● Instructions for the task: Make an exact copy of all the material below, apart from the pictures.
-- BEGIN Data section --
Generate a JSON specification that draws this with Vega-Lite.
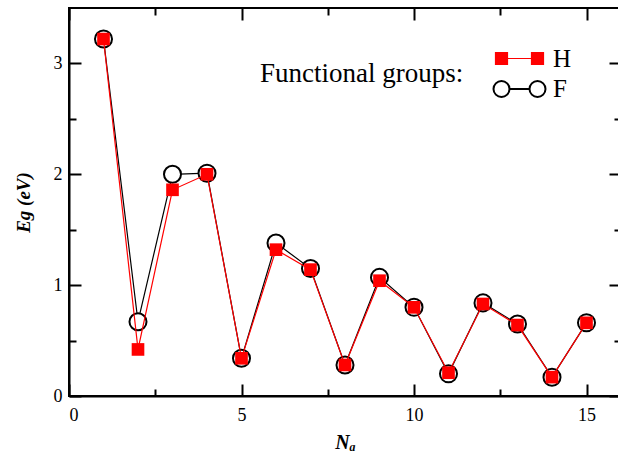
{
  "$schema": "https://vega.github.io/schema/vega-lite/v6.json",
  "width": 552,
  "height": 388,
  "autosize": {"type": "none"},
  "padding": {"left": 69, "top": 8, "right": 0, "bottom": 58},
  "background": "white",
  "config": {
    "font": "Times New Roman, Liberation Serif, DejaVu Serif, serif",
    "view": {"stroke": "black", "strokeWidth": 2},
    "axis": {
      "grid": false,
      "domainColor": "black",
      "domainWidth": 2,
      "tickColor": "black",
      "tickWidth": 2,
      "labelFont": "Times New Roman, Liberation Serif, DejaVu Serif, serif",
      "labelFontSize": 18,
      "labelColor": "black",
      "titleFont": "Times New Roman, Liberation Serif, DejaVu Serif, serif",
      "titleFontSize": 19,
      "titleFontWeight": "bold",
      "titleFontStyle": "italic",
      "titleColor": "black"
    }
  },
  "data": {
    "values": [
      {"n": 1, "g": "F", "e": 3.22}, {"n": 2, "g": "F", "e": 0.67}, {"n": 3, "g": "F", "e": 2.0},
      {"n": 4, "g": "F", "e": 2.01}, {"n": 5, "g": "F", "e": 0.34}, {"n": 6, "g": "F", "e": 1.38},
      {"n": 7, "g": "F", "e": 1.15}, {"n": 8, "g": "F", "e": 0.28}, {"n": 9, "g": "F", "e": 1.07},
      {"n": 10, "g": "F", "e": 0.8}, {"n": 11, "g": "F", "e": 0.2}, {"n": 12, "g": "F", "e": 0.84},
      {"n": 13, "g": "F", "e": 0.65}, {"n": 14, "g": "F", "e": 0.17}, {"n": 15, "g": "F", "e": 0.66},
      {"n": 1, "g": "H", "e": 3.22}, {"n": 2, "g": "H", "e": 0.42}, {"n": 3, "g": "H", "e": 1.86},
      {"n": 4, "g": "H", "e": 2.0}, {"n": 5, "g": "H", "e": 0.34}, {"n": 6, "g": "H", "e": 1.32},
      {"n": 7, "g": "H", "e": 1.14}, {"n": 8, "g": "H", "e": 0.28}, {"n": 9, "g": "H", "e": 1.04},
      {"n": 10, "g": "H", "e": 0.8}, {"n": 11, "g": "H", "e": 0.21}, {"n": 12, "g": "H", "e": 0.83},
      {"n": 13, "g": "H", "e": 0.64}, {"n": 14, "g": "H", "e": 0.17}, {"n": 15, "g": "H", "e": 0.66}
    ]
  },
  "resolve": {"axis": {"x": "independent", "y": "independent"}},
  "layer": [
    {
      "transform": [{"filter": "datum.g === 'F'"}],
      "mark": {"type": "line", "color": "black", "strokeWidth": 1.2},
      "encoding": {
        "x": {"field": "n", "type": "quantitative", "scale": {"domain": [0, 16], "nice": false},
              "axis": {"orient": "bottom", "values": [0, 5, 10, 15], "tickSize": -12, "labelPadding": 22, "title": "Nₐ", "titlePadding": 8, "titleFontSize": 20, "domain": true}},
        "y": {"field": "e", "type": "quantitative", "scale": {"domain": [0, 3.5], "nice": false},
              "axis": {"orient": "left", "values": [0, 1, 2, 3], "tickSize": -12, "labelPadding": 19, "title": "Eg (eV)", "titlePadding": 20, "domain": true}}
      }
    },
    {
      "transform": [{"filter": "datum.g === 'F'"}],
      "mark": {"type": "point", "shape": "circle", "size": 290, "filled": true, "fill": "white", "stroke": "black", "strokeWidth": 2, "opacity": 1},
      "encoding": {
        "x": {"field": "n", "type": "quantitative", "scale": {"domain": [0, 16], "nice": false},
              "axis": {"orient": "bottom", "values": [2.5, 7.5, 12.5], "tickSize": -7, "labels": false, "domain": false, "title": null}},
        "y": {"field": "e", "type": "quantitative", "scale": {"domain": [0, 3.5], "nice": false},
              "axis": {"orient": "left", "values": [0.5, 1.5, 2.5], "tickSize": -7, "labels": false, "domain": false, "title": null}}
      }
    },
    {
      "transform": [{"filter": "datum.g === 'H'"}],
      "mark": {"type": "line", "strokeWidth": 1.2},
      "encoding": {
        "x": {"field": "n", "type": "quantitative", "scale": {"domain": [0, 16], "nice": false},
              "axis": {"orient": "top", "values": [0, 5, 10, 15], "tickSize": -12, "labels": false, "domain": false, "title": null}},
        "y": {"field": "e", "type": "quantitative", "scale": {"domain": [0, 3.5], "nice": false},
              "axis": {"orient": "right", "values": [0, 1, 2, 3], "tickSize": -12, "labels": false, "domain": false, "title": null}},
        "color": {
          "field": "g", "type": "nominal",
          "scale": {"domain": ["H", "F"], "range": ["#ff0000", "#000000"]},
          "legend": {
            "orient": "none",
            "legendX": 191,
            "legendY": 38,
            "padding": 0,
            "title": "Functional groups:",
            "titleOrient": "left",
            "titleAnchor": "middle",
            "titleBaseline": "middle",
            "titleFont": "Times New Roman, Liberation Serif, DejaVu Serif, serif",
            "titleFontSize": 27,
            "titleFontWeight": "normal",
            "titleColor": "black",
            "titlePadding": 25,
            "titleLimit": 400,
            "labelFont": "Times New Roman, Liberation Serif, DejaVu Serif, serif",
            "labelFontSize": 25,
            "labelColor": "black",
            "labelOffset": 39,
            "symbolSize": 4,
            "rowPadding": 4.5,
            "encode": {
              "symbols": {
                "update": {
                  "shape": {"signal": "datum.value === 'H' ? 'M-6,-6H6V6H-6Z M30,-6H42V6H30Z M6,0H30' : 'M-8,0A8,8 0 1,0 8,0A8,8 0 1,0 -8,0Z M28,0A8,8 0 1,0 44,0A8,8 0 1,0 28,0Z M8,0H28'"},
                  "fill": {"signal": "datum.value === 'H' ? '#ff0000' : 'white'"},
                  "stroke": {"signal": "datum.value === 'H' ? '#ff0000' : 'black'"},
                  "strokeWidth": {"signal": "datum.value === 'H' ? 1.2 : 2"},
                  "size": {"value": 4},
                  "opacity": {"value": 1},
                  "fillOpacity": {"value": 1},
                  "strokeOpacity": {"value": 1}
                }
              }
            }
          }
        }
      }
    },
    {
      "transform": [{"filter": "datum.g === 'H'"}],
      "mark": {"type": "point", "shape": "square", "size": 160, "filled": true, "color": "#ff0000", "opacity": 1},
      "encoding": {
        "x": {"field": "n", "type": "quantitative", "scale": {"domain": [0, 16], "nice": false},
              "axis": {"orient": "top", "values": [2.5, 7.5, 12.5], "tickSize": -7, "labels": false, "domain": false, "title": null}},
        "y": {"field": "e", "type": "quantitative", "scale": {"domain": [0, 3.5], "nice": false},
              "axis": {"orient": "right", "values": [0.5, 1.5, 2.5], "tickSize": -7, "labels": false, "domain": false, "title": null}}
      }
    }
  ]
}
-- END Data section --
● Expected output:
Generate a JSON specification that draws this with Vega-Lite.
{
  "$schema": "https://vega.github.io/schema/vega-lite/v6.json",
  "width": 552,
  "height": 388,
  "autosize": {"type": "none"},
  "padding": {"left": 69, "top": 8, "right": 0, "bottom": 58},
  "background": "white",
  "config": {
    "font": "Times New Roman, Liberation Serif, DejaVu Serif, serif",
    "view": {"stroke": "black", "strokeWidth": 2},
    "axis": {
      "grid": false,
      "domainColor": "black",
      "domainWidth": 2,
      "tickColor": "black",
      "tickWidth": 2,
      "labelFont": "Times New Roman, Liberation Serif, DejaVu Serif, serif",
      "labelFontSize": 18,
      "labelColor": "black",
      "titleFont": "Times New Roman, Liberation Serif, DejaVu Serif, serif",
      "titleFontSize": 19,
      "titleFontWeight": "bold",
      "titleFontStyle": "italic",
      "titleColor": "black"
    }
  },
  "data": {
    "values": [
      {"n": 1, "g": "F", "e": 3.22}, {"n": 2, "g": "F", "e": 0.67}, {"n": 3, "g": "F", "e": 2.0},
      {"n": 4, "g": "F", "e": 2.01}, {"n": 5, "g": "F", "e": 0.34}, {"n": 6, "g": "F", "e": 1.38},
      {"n": 7, "g": "F", "e": 1.15}, {"n": 8, "g": "F", "e": 0.28}, {"n": 9, "g": "F", "e": 1.07},
      {"n": 10, "g": "F", "e": 0.8}, {"n": 11, "g": "F", "e": 0.2}, {"n": 12, "g": "F", "e": 0.84},
      {"n": 13, "g": "F", "e": 0.65}, {"n": 14, "g": "F", "e": 0.17}, {"n": 15, "g": "F", "e": 0.66},
      {"n": 1, "g": "H", "e": 3.22}, {"n": 2, "g": "H", "e": 0.42}, {"n": 3, "g": "H", "e": 1.86},
      {"n": 4, "g": "H", "e": 2.0}, {"n": 5, "g": "H", "e": 0.34}, {"n": 6, "g": "H", "e": 1.32},
      {"n": 7, "g": "H", "e": 1.14}, {"n": 8, "g": "H", "e": 0.28}, {"n": 9, "g": "H", "e": 1.04},
      {"n": 10, "g": "H", "e": 0.8}, {"n": 11, "g": "H", "e": 0.21}, {"n": 12, "g": "H", "e": 0.83},
      {"n": 13, "g": "H", "e": 0.64}, {"n": 14, "g": "H", "e": 0.17}, {"n": 15, "g": "H", "e": 0.66}
    ]
  },
  "resolve": {"axis": {"x": "independent", "y": "independent"}},
  "layer": [
    {
      "transform": [{"filter": "datum.g === 'F'"}],
      "mark": {"type": "line", "color": "black", "strokeWidth": 1.2},
      "encoding": {
        "x": {"field": "n", "type": "quantitative", "scale": {"domain": [0, 16], "nice": false},
              "axis": {"orient": "bottom", "values": [0, 5, 10, 15], "tickSize": -12, "labelPadding": 22, "title": "Nₐ", "titlePadding": 8, "titleFontSize": 20, "domain": true}},
        "y": {"field": "e", "type": "quantitative", "scale": {"domain": [0, 3.5], "nice": false},
              "axis": {"orient": "left", "values": [0, 1, 2, 3], "tickSize": -12, "labelPadding": 19, "title": "Eg (eV)", "titlePadding": 20, "domain": true}}
      }
    },
    {
      "transform": [{"filter": "datum.g === 'F'"}],
      "mark": {"type": "point", "shape": "circle", "size": 290, "filled": true, "fill": "white", "stroke": "black", "strokeWidth": 2, "opacity": 1},
      "encoding": {
        "x": {"field": "n", "type": "quantitative", "scale": {"domain": [0, 16], "nice": false},
              "axis": {"orient": "bottom", "values": [2.5, 7.5, 12.5], "tickSize": -7, "labels": false, "domain": false, "title": null}},
        "y": {"field": "e", "type": "quantitative", "scale": {"domain": [0, 3.5], "nice": false},
              "axis": {"orient": "left", "values": [0.5, 1.5, 2.5], "tickSize": -7, "labels": false, "domain": false, "title": null}}
      }
    },
    {
      "transform": [{"filter": "datum.g === 'H'"}],
      "mark": {"type": "line", "strokeWidth": 1.2},
      "encoding": {
        "x": {"field": "n", "type": "quantitative", "scale": {"domain": [0, 16], "nice": false},
              "axis": {"orient": "top", "values": [0, 5, 10, 15], "tickSize": -12, "labels": false, "domain": false, "title": null}},
        "y": {"field": "e", "type": "quantitative", "scale": {"domain": [0, 3.5], "nice": false},
              "axis": {"orient": "right", "values": [0, 1, 2, 3], "tickSize": -12, "labels": false, "domain": false, "title": null}},
        "color": {
          "field": "g", "type": "nominal",
          "scale": {"domain": ["H", "F"], "range": ["#ff0000", "#000000"]},
          "legend": {
            "orient": "none",
            "legendX": 191,
            "legendY": 38,
            "padding": 0,
            "title": "Functional groups:",
            "titleOrient": "left",
            "titleAnchor": "middle",
            "titleBaseline": "middle",
            "titleFont": "Times New Roman, Liberation Serif, DejaVu Serif, serif",
            "titleFontSize": 27,
            "titleFontWeight": "normal",
            "titleColor": "black",
            "titlePadding": 25,
            "titleLimit": 400,
            "labelFont": "Times New Roman, Liberation Serif, DejaVu Serif, serif",
            "labelFontSize": 25,
            "labelColor": "black",
            "labelOffset": 39,
            "symbolSize": 4,
            "rowPadding": 4.5,
            "encode": {
              "symbols": {
                "update": {
                  "shape": {"signal": "datum.value === 'H' ? 'M-6,-6H6V6H-6Z M30,-6H42V6H30Z M6,0H30' : 'M-8,0A8,8 0 1,0 8,0A8,8 0 1,0 -8,0Z M28,0A8,8 0 1,0 44,0A8,8 0 1,0 28,0Z M8,0H28'"},
                  "fill": {"signal": "datum.value === 'H' ? '#ff0000' : 'white'"},
                  "stroke": {"signal": "datum.value === 'H' ? '#ff0000' : 'black'"},
                  "strokeWidth": {"signal": "datum.value === 'H' ? 1.2 : 2"},
                  "size": {"value": 4},
                  "opacity": {"value": 1},
                  "fillOpacity": {"value": 1},
                  "strokeOpacity": {"value": 1}
                }
              }
            }
          }
        }
      }
    },
    {
      "transform": [{"filter": "datum.g === 'H'"}],
      "mark": {"type": "point", "shape": "square", "size": 160, "filled": true, "color": "#ff0000", "opacity": 1},
      "encoding": {
        "x": {"field": "n", "type": "quantitative", "scale": {"domain": [0, 16], "nice": false},
              "axis": {"orient": "top", "values": [2.5, 7.5, 12.5], "tickSize": -7, "labels": false, "domain": false, "title": null}},
        "y": {"field": "e", "type": "quantitative", "scale": {"domain": [0, 3.5], "nice": false},
              "axis": {"orient": "right", "values": [0.5, 1.5, 2.5], "tickSize": -7, "labels": false, "domain": false, "title": null}}
      }
    }
  ]
}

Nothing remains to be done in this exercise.